Pumeza Mahobe, project manager of Rotary Club of Claremonts Injongo Educare Project, celebrates the success of the project with the children of an Educare Centre in Philippi, Cape Town.

Women’s Month celebrates the battle for equality in the workplace and society as well as the sacrifices and hardships women had to endure on their road to success. It’s a story Pumeza Mahobe knows all too well.

Ms Mahobe, project manager of the Rotary Club of Claremont’s Injongo Educare Project, grew up in poverty in the small Eastern Cape town of Willowvale, raised by her extended family and the community when her father went on early retirement and her mother moved to KwaZulu-Natal in search of work.

“We didn’t have any money to spare. This posed a tremendous obstacle to my dream of attending university. However, thanks to the hard work and sacrifices of my family, teachers and the National Student Financial Aid Scheme, I had the privilege to attend university and graduated with a Bachelor of Arts in Education,” said Ms Mahobe.

“Despite the hardship, I don’t regret my childhood, as it taught me the spirit of ubuntu and the important role that education plays in empowering yourself as a woman.”

The Injongo Educare Project focuses on providing Philippi with early childhood development (ECD) centres. The project includes teacher training and upgrades to existing facilities.

Since 2012, this project has worked with 47 educare centres with a total spend of R12 million. “With Pumeza’s support, the ECD centres provide a positive environment that ensures the children receive the best possible educational stimulation from an early age, giving them a real chance at excelling in the future,” said Ian Robertson, Rotary Club of Claremont president. “The teachers are also equipped with the necessary skills needed to ensure that these educare centres are sustainable in the long term.” Ms Mahobe said working on the project made her feel like she was making a difference in the community and doing her bit to empower women.
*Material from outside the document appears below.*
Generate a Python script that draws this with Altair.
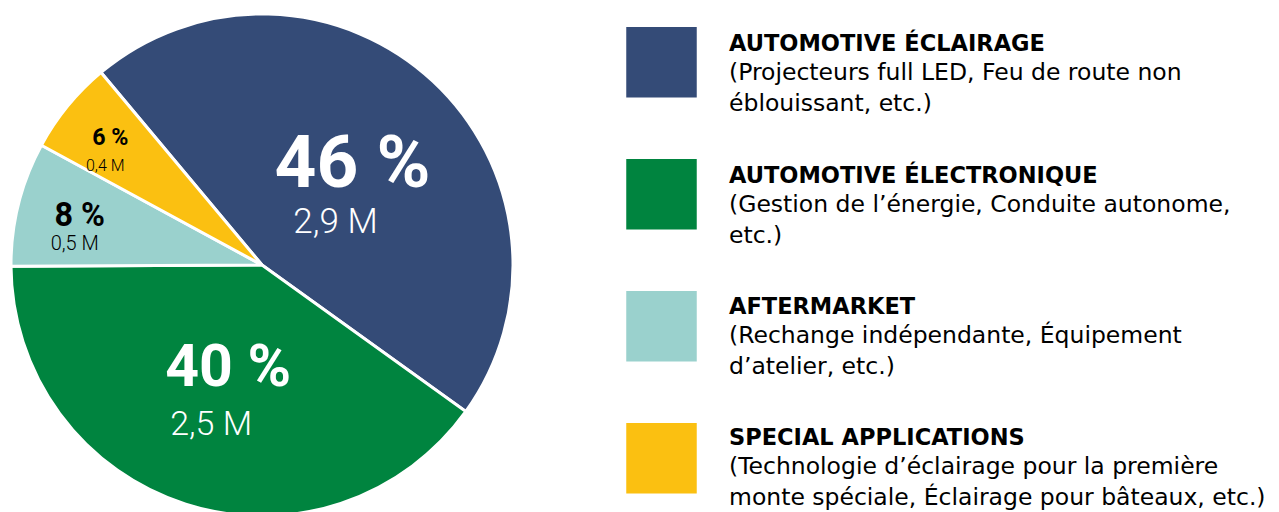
import altair as alt
import pandas as pd

# ---- data ----
categories = ["AUTOMOTIVE ÉCLAIRAGE", "AUTOMOTIVE ÉLECTRONIQUE", "AFTERMARKET", "SPECIAL APPLICATIONS"]
shares = [46, 40, 8, 6]
millions = [2.9, 2.5, 0.5, 0.4]
descriptions = [
    ["(Projecteurs full LED, Feu de route non", "éblouissant, etc.)"],
    ["(Gestion de l’énergie, Conduite autonome,", "etc.)"],
    ["(Rechange indépendante, Équipement", "d’atelier, etc.)"],
    ["(Technologie d’éclairage pour la première", "monte spéciale, Éclairage pour bâteaux, etc.)"],
]
colors = ["#344b77", "#00843f", "#9ad1cd", "#fbc011"]

df = pd.DataFrame({
    "cat": categories,
    "share": shares,
    "m": millions,
    "desc": ["\n".join(d) for d in descriptions],
    "idx": list(range(len(categories))),
})

# ---- styling ----
CX, CY = 254, 257
share_steps = [6, 8, 40, 46]
theta = alt.Theta("share:Q", stack=True,
                  scale=alt.Scale(domain=[0, 100], range=[5.5868, 11.8700]))
order = alt.Order("idx:Q")
color = alt.Color("cat:N", scale=alt.Scale(domain=categories, range=colors), legend=None)
radius = alt.Radius("share:Q", scale=alt.Scale(type="linear", zero=False, domain=share_steps,
                                                range=[196.1, 187.9, 111.3, 133.0]))
big = "datum.share >= 20"

base = alt.Chart(df).transform_calculate(
    pct="datum.share + ' %'",
    mlabel="replace(format(datum.m, '.1f'), '.', ',') + ' M'",
)

pie = base.mark_arc(outerRadius=251, stroke="white", strokeWidth=3).encode(
    theta=theta, order=order, color=color, x=alt.value(CX), y=alt.value(CY)
)

pct = base.mark_text(font="Roboto", fontWeight="bold", align="center",
                     baseline="middle", dy=-3).encode(
    theta=theta, order=order, radius=radius, detail="cat:N",
    text="pct:N",
    size=alt.Size("share:Q", scale=alt.Scale(type="linear", zero=False, domain=share_steps,
                                             range=[23.2, 32.4, 59, 73]), legend=None),
    color=alt.condition(big, alt.value("white"), alt.value("black")),
    x=alt.value(CX), y=alt.value(CY),
)

m_size = alt.Size("share:Q", scale=alt.Scale(type="linear", zero=False, domain=share_steps,
                                             range=[16, 20, 34, 35]), legend=None)

m_big = base.mark_text(font="Roboto", fontWeight=300, align="center", baseline="middle",
                       dx=-17, dy=54, color="white").encode(
    theta=theta, order=order, radius=radius, detail="cat:N",
    text="mlabel:N", size=m_size,
    opacity=alt.condition(big, alt.value(1), alt.value(0)),
    x=alt.value(CX), y=alt.value(CY),
)

m_small = base.mark_text(font="Roboto", fontWeight=300, align="center", baseline="middle",
                         dx=-5, dy=25, color="black").encode(
    theta=theta, order=order, radius=radius, detail="cat:N",
    text="mlabel:N", size=m_size,
    opacity=alt.condition(big, alt.value(0), alt.value(1)),
    x=alt.value(CX), y=alt.value(CY),
)

ys_square = alt.Y("cat:N", scale=alt.Scale(type="point", domain=categories, range=[54.2, 450.3],
                                           padding=0), axis=None)
ys_text = alt.Y("cat:N", scale=alt.Scale(type="point", domain=categories, range=[57.2, 451.3],
                                         padding=0), axis=None)

squares = base.mark_square(size=4970, opacity=1, filled=True).encode(
    x=alt.value(653.5), y=ys_square, color=color
)

titles = base.mark_text(align="left", baseline="alphabetic", font="DejaVu Sans",
                        fontWeight="bold", fontSize=22.5, dy=-14, color="black").encode(
    x=alt.value(721), y=ys_text, text="cat:N"
)

descs = base.mark_text(align="left", baseline="alphabetic", font="DejaVu Sans",
                       fontSize=23.5, lineBreak="\n", lineHeight=31, dy=15, color="black").encode(
    x=alt.value(721), y=ys_text, text="desc:N"
)

legend_text = alt.layer(titles, descs)

chart = alt.layer(pie, pct, m_big, m_small, squares, legend_text).resolve_scale(
    size="independent", y="independent"
).properties(
    width=1263, height=504, padding=0, autosize=alt.AutoSizeParams(type="none")
).configure_view(stroke=None)

chart.save("out.html", embed_options={"renderer": "svg", "actions": False})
“As the project transforms the ECD centres into professionally run businesses with a business plan, a constitution, a functional governing body, a learning programme for all ages, and confident practitioners who know and love what they do, it empowers the children, teachers and community,” she said.

Ms Mahobe believes that empowering women to liberate themselves from the shackles of poverty and inequality will give them a voice; providing the opportunity to be successful in all their endeavours. “Women have a huge role to play in society. They have the opportunity to inspire, have successful careers, be caregivers.

“With these privileges, comes a responsibility to encourage empowerment of others through knowledge sharing and by mentoring young girls to be assertive, goal-driven and educated individuals.”